Write out the listing, please, but only from its first line through the line containing "XAxis, YAxis, ReferenceLine", exactly as given and without pictures.

* Stored data *
###
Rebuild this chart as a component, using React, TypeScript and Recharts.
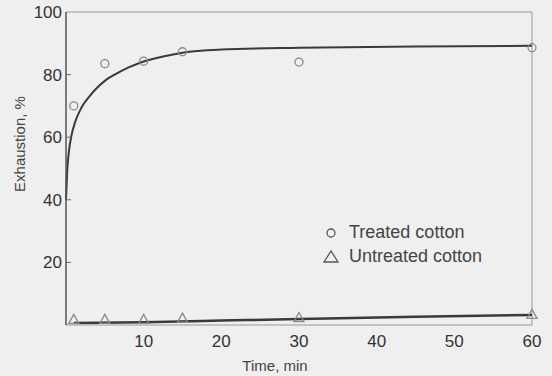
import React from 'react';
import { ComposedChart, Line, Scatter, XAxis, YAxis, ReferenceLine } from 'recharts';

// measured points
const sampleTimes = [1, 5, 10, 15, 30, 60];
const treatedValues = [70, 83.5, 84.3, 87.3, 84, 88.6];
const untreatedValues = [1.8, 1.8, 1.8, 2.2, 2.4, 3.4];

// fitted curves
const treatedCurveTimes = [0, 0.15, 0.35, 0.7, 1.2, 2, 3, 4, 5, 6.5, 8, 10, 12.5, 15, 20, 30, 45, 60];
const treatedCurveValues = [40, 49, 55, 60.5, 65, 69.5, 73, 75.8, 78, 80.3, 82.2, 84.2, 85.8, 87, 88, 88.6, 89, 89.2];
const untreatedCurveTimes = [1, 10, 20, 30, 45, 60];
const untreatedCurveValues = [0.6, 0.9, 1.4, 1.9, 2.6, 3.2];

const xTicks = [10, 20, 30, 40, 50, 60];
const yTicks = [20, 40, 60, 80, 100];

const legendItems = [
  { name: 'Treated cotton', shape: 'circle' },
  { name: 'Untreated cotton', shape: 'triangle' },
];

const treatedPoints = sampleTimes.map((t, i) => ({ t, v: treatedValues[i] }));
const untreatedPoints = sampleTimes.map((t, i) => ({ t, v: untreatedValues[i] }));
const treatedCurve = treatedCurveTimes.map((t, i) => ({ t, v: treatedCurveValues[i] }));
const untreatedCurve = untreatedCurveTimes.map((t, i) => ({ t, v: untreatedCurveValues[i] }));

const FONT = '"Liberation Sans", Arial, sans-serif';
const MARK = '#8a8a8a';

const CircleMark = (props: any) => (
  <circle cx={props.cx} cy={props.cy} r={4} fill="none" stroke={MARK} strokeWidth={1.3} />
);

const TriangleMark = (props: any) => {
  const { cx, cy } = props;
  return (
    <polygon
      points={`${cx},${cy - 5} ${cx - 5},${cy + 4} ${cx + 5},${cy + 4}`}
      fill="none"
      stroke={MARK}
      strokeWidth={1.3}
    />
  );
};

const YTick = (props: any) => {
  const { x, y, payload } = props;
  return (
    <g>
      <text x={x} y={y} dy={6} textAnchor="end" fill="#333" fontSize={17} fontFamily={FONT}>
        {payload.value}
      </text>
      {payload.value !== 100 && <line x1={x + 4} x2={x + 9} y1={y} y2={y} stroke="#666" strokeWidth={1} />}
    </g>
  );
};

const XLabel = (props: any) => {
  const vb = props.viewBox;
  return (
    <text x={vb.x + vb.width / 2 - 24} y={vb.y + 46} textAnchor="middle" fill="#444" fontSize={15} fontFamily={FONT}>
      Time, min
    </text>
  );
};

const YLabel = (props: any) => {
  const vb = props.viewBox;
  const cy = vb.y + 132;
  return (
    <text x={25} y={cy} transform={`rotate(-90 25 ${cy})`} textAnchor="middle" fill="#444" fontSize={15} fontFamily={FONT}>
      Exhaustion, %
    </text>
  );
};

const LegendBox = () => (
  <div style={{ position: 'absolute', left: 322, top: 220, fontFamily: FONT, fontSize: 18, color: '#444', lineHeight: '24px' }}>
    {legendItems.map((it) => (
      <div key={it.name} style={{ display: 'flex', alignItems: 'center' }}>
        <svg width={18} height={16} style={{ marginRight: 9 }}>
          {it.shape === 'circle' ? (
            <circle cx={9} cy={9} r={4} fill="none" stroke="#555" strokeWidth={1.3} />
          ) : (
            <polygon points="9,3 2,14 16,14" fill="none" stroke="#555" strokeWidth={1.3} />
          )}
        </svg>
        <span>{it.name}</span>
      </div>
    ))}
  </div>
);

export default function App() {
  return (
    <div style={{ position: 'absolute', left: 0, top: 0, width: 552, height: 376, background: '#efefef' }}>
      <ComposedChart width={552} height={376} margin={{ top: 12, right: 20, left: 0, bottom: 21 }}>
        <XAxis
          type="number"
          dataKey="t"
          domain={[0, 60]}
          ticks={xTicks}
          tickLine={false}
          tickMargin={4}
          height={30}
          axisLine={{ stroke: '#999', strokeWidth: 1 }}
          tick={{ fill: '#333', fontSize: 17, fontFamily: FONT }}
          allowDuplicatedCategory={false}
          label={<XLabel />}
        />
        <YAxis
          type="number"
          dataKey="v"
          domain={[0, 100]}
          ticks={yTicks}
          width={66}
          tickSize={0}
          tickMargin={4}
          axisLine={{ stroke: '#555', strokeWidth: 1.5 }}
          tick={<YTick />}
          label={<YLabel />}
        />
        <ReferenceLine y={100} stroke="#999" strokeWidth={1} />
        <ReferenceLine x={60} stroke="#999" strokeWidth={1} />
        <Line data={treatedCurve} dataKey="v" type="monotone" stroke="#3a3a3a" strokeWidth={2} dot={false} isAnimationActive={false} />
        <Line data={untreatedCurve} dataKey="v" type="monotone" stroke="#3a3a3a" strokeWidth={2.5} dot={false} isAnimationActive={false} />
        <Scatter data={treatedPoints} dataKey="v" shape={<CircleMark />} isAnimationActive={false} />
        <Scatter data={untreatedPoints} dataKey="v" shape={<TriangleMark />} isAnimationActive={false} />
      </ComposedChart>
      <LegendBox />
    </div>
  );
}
###
* Complete answer *
Rebuild this chart as a component, using React, TypeScript and Recharts.
import React from 'react';
import { ComposedChart, Line, Scatter, XAxis, YAxis, ReferenceLine } from 'recharts';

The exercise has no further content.